On Tue 13-09-16 15:25:51, Tetsuo Handa wrote:
> Michal Hocko wrote:
> > On Sat 10-09-16 21:55:49, Tetsuo Handa wrote:
> > > Tetsuo Handa wrote:
> > > > If you worry about tasks which are sitting on a memory which is not
> > > > reclaimable by the oom reaper, why you don't worry about tasks which
> > > > share mm and do not share signal (i.e. clone(CLONE_VM && !CLONE_SIGHAND)
> > > > tasks) ? Thawing only tasks which share signal is a halfway job.
> > > >
> > >
> > > Here is a different approach which does not thaw tasks as of mark_oom_victim()
> > > but thaws tasks as of oom_killer_disable(). I think that we don't need to
> > > distinguish OOM victims and killed/exiting tasks when we disable the OOM
> > > killer, for trying to reclaim as much memory as possible is preferable for
> > > reducing the possibility of memory allocation failure after the OOM killer
> > > is disabled.
> >
> > This makes the oom_killer_disable suspend specific which is imho not
> > necessary. While we do not have any other user outside of the suspend
> > path right now and I hope we will not need any in a foreseeable future
> > there is no real reason to do a hack like this if we can make the
> > implementation suspend independent.
>
> My intention is to somehow get rid of oom_killer_disable().
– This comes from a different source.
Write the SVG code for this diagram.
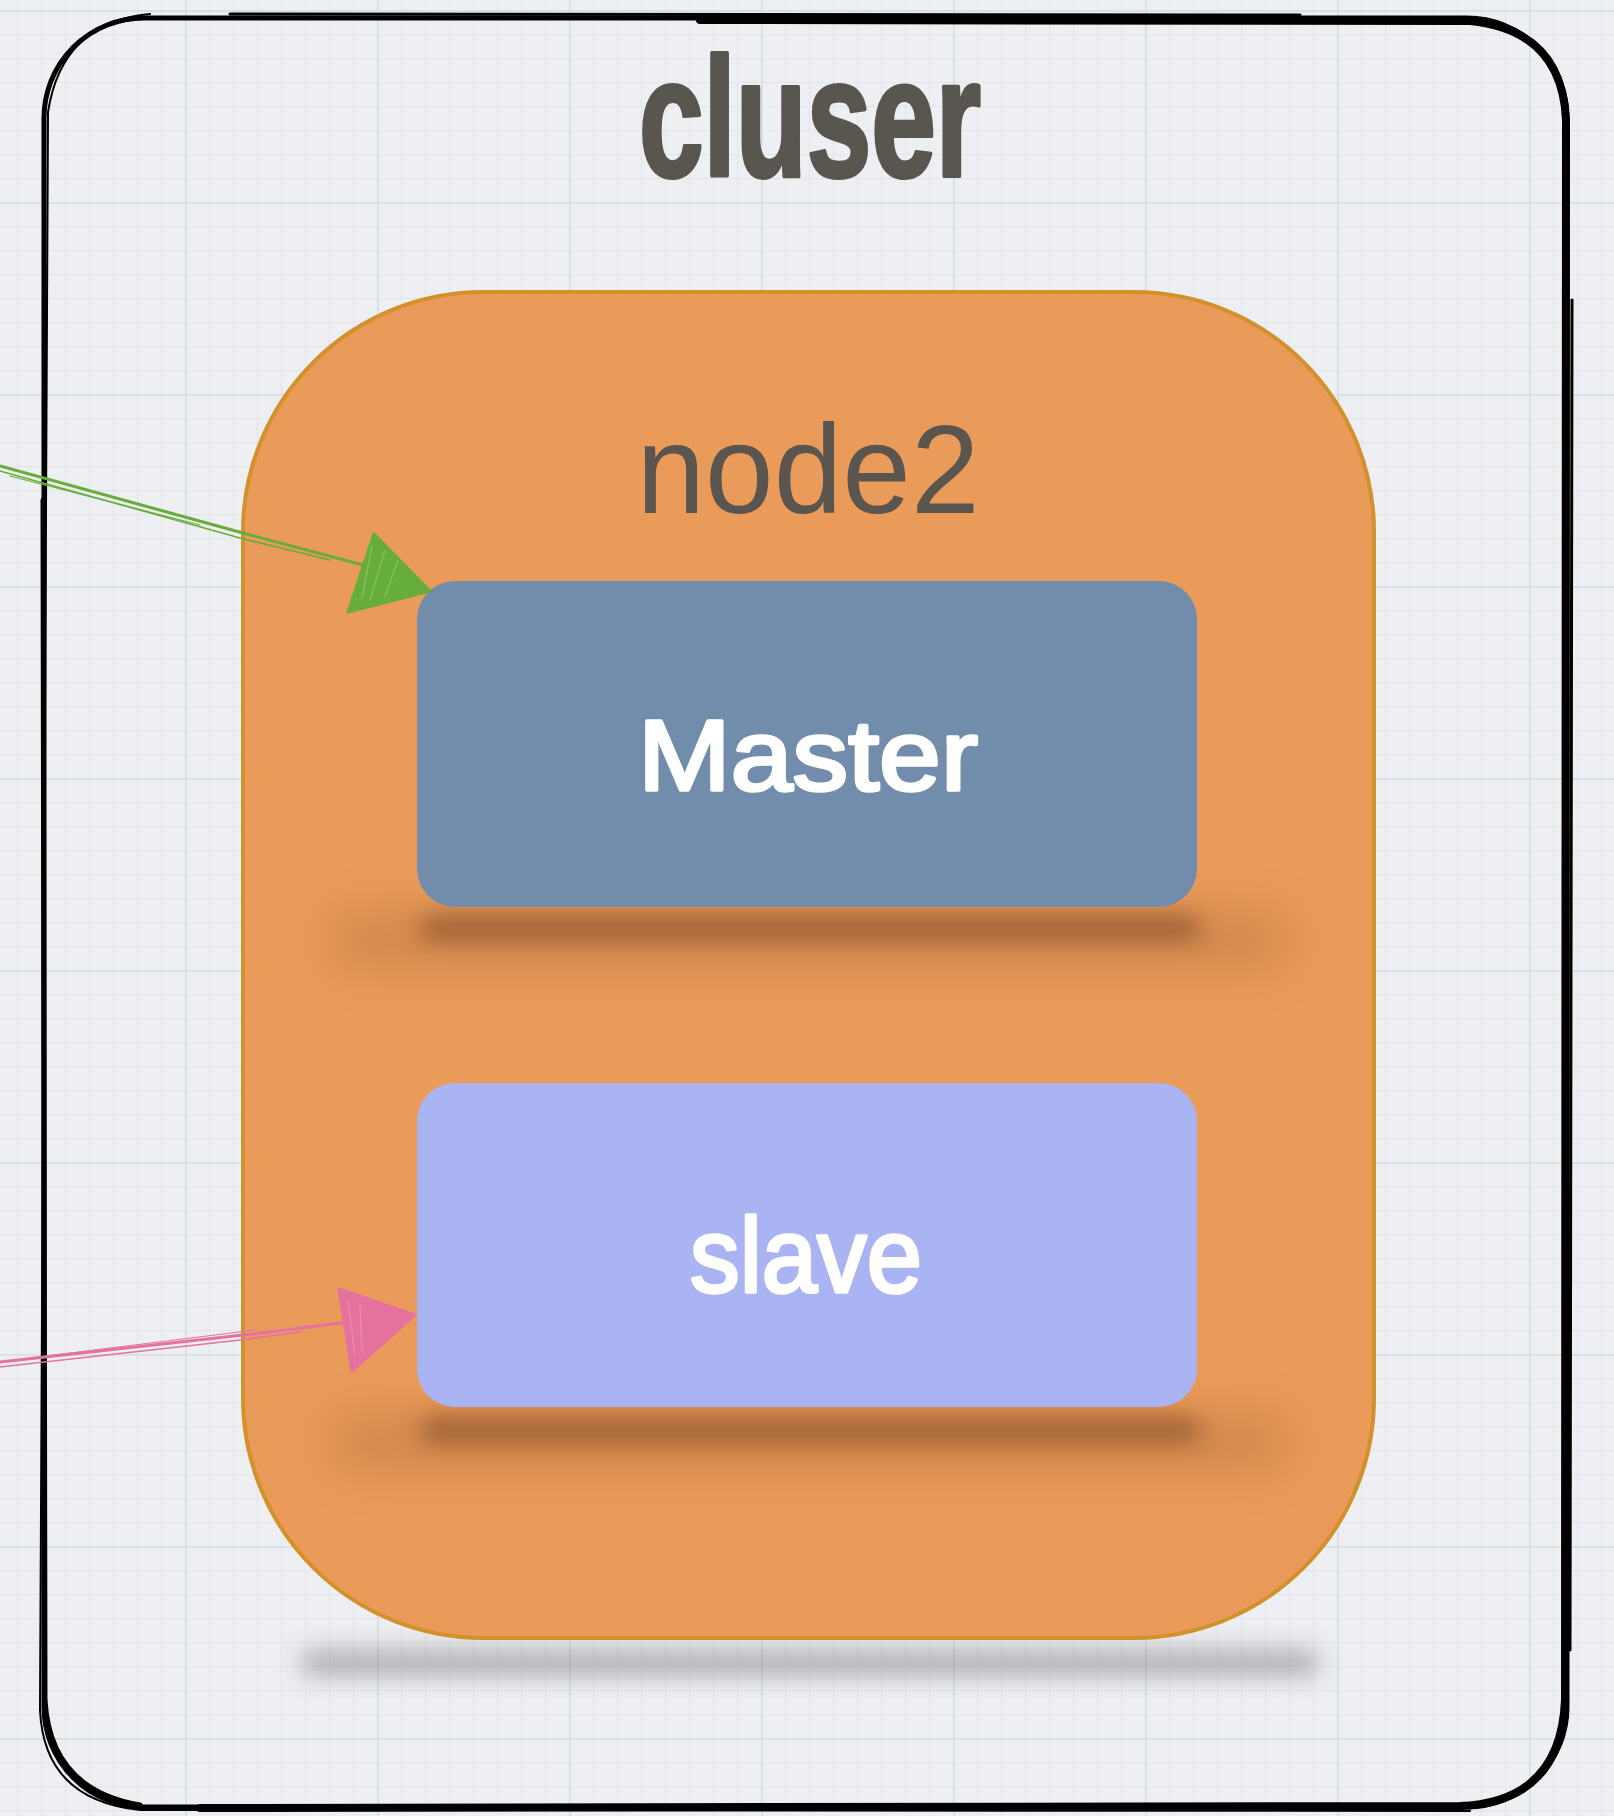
<svg xmlns="http://www.w3.org/2000/svg" width="1614" height="1816" viewBox="0 0 1614 1816">
<defs>
  <pattern id="minor" patternUnits="userSpaceOnUse" x="185" y="10" width="24" height="24">
    <path d="M0 0.5H24M0.5 0V24" stroke="#E2E6EA" stroke-width="1" fill="none"/>
  </pattern>
  <pattern id="major" patternUnits="userSpaceOnUse" x="185" y="10" width="192" height="192">
    <path d="M0 1H192M1 0V192" stroke="#D8E1E5" stroke-width="2" fill="none"/>
  </pattern>
  <filter id="blur10" x="-20%" y="-300%" width="140%" height="700%"><feGaussianBlur stdDeviation="10"/></filter>
  <filter id="blur24" x="-30%" y="-400%" width="160%" height="900%"><feGaussianBlur stdDeviation="24"/></filter>
  <filter id="blur12" x="-20%" y="-300%" width="140%" height="700%"><feGaussianBlur stdDeviation="12"/></filter>
</defs>
<style>
  .sketch{fill:none;stroke:#000;stroke-linecap:round;stroke-linejoin:round}
  .title{font-family:"Liberation Sans",Arial,sans-serif;font-weight:bold;fill:#59554F;stroke:#59554F;stroke-width:4;stroke-linejoin:round}
  .label{font-family:"Liberation Sans",Arial,sans-serif;fill:#FFFFFF;stroke:#FFFFFF;stroke-width:3.5;stroke-linejoin:round}
  .nodetitle{font-family:"Liberation Sans",Arial,sans-serif;fill:#5A554F}
</style>
<rect width="1614" height="1816" fill="#EEEFF3"/>
<rect width="1614" height="1816" fill="url(#minor)"/>
<rect width="1614" height="1816" fill="url(#major)"/>

<g id="cluster">
  <rect x="44" y="18" width="1523" height="1789" rx="100" class="sketch" stroke-width="5"/>
  <path class="sketch" stroke-width="2" d="M150 14 Q62 22 48 112 L40 1710 Q44 1800 140 1810 L1470 1811"/>
  <path class="sketch" stroke-width="8" d="M700 20 L1470 21 Q1562 30 1566 120 L1565 1700 Q1561 1802 1460 1806 L200 1808"/>
  <path class="sketch" stroke-width="3" d="M230 14 L1300 15 M1572 300 L1570 1650"/>
  <path class="sketch" stroke-width="5" d="M43 500 L45 1700 Q50 1790 140 1805"/>
  <text class="title" x="810" y="176" font-size="168" text-anchor="middle" textLength="342" lengthAdjust="spacingAndGlyphs">cluser</text>
</g>

<g id="node2">
  <rect x="300" y="1650" width="1020" height="26" rx="13" fill="#6E6E6E" opacity="0.5" filter="url(#blur12)"/>
  <rect x="243" y="292" width="1131" height="1346" rx="240" fill="#EA9B5A" stroke="#D2912B" stroke-width="4"/>
  <text class="nodetitle" x="808" y="513" font-size="126" text-anchor="middle" textLength="343" lengthAdjust="spacingAndGlyphs">node2</text>
</g>

<g id="master">
  <rect x="330" y="915" width="960" height="50" rx="25" fill="#9A5E30" opacity="0.35" filter="url(#blur24)"/>
  <rect x="420" y="917" width="780" height="22" rx="11" fill="#7A4520" opacity="0.7" filter="url(#blur12)"/>
  <rect x="417" y="581" width="780" height="326" rx="38" fill="#728DAB"/>
  <text class="label" x="808" y="790" font-size="100" text-anchor="middle" textLength="340" lengthAdjust="spacingAndGlyphs">Master</text>
</g>

<g id="slave">
  <rect x="330" y="1417" width="960" height="50" rx="25" fill="#9A5E30" opacity="0.35" filter="url(#blur24)"/>
  <rect x="420" y="1419" width="780" height="22" rx="11" fill="#7A4520" opacity="0.7" filter="url(#blur12)"/>
  <rect x="417" y="1083" width="780" height="324" rx="38" fill="#AAB4F3"/>
  <text class="label" x="806" y="1292" font-size="106" text-anchor="middle" textLength="232" lengthAdjust="spacingAndGlyphs">slave</text>
</g>

<g id="connectors">
  <g stroke="#67AD3B" fill="none" stroke-linecap="round">
    <path d="M0 466 L243 533 L363 565" stroke-width="3"/>
    <path d="M0 471 L240 538 L330 560" stroke-width="1.6"/>
    <path d="M10 476 L200 525" stroke-width="1.2"/>
  </g>
  <polygon points="430,591 374,534 348,612" fill="#67AD3B" stroke="#67AD3B" stroke-width="3" stroke-linejoin="round"/>
  <path d="M372 545 L362 598 M385 550 L370 600 M398 560 L385 597" stroke="#8CC56A" stroke-width="1.5" fill="none" opacity="0.7"/>
  <g stroke="#E5719F" fill="none" stroke-linecap="round">
    <path d="M0 1362 L243 1335 L342 1323" stroke-width="3"/>
    <path d="M0 1367 L240 1340 L300 1332" stroke-width="1.6"/>
    <path d="M30 1358 L255 1330" stroke-width="1.2"/>
  </g>
  <polygon points="415,1315 339,1289 352,1371" fill="#E5719F" stroke="#E5719F" stroke-width="3" stroke-linejoin="round"/>
  <path d="M348 1300 L355 1355 M360 1305 L362 1350" stroke="#EA93B5" stroke-width="1.5" fill="none" opacity="0.7"/>
</g>
</svg>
While I wrote
> this approach, I again came to wonder why we need to disable the OOM killer
> during suspend.
>
> If the reason is that the OOM killer thaws already frozen OOM victims,
> we won't have reason to disable the OOM killer if the OOM killer does not
> thaw OOM victims. We can rely on the OOM killer/reaper immediately before
> start taking a memory snapshot for suspend.

Yes, if we don't have to wake already frozen tasks then the life would
be easier. But as I've already mentioned the async oom doesn't cover all
we need and the tasks can be frozen also from the userspace which means
that this is under user control.

> If the reason is that the OOM killer changes SIGKILL pending state of
> already frozen OOM victims during taking a memory snapshot, I think that
> sending SIGKILL via not only SysRq-f but also SysRq-i will be problematic.

Sysrq+i will not be a problem because that will not thaw any frozen
tasks.

> If the reason is that the OOM reaper changes content of mm_struct of
> OOM victims during taking a memory snapshot,

I do not think this is a problem. But I have to think about this some
more. My thinking is that even if saved the original content before
reaping it then all that matters is that the victim just goes away so it
cannot observe the corruption.

--
Michal Hocko
SUSE Labs